Kunkel’s Inc. (D) owed Frontier Refining Company (Frontier) (P). Frontier (P) alleges that Kunkel’s (D) was a partnership made up of Kunkel (D), Beach (D), and Fairfield (D). Beach  (D) and Fairfield (D) agreed to loan money to Kunkel (D) so long as Kunkel (D) incorporated the corporation. Kunkel (D) never incorporated, so Frontier (P) sued beach (D) and Fairfield (D) alleging that as purported partners, they were indebted to Frontier (P).

Synopsis of Rule of Law.

A business venture purporting to be a corporation is not a partnership with individual liability of its members where the venture is unincorporated, run by one individual, and where the other participants agree to lend money on the condition of incorporation but were not aware it had not been incorporated.

Facts.

Kunkel (D) wanted to buy a filling station owned by Frontier (P). He did not have the money and asked Beach (D) and Fairfield (D) for a loan. They agreed, on the condition that Kunkel (D) incorporate the business. Kunkel (D) failed to incorporate the business, Beach (D) and Fairfield (D) acted uninformed of this, and Kunkel (D) signed a sublease with Frontier (P) commencing operation of the station. The purported business, “Clifford D. Kunkel dba Kunkel’s Inc.†received gasoline from Frontier (P). A month after the initial gasoline delivery, Frontier (P) discovered that through error, products delivered had not been for, creating a $5,000 debt. Fairfield (D) and Beach (D) invested circa $11,000 after the opening of the station. Frontier (P) claimed Fairfield (D) made reassurances that the business was being run as a corporation and that the debt would be paid, but Fairfield (D) denied making such assurances.

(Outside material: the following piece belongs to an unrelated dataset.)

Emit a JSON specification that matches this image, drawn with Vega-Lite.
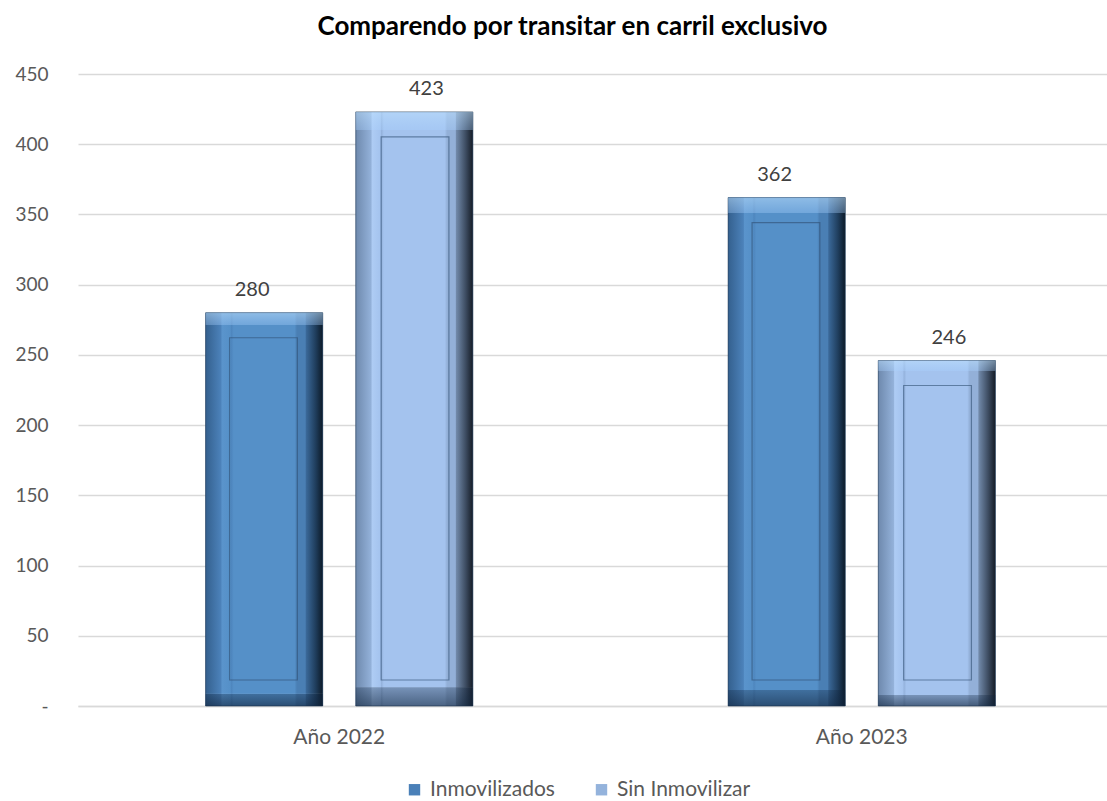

In addition, Frontier (P) obtained from Kunkel (D) individually, a chattel mortgage covering all equipment used in the station. In another suit, Frontier (P) succeeded on this mortgage against Fairfield (D), who claimed that he owned this equipment. The trial court held that Kunkel’s Inc. (D) did not create a partnership and dismissed the case. Supreme Court granted review.

Issue.

Is a business venture purporting to be a corporation not a partnership with individual liability of its members where the venture is unincorporated, run by one individual, and where the other participants agree to lend money on the condition of incorporation but were not aware it had not been incorporated?

Held.

(Gray, J.) No. A business venture purporting to be a corporation is not a partnership with individual liability of its members where the venture is unincorporated, run by one individual, and where the other participants agree to lend money on the condition of incorporation but were not aware it had not been incorporated. The facts shown infer Kunkel (D) was the only source of information for the corporation whenever Frontier (P) inquired. Also, neither Fairfield (D) nor Beach (D) authorized Kunkel (D) to act under Kunkel’s Inc. (D) name when dealing with Frontier (P). This negates an element of Frontier’s (P) theory, neither beach (D) nor Fairchild (D) held themselves out as a corporation. The trial court can also infer that Frontier (P) chose to do business with Kunkel (D) as an individual, knowing the corporation was yet to be formed. Thusly, debt incurred was not under the name of a pretend corporation. A creditor, under these circumstances, will be held to its bargain. Frontier’s (P) position on equitable matter is also inconsistent. In the replevin action against Fairfield (D), Frontier (P) accepted a judgment that found Kunkel (D), as an individual, Frontier’s (P) debtor and owner of the property. It is unfair to allow Frontier (P) to disavow that judgment to the extent of making Beach (D) and Fairfield (D) liable as well. Affirmed.

Discussion.

Beach (D) and Fairfield (D) avoided personal liability by claiming not to be partners of the venture, but creditors instead. However, by not overseeing the incorporation of the venture and ensuring it themselves, they ran the risk of almost being treated like partners. This case serves as a warning to investors to make the necessary checks and arrangements your selves.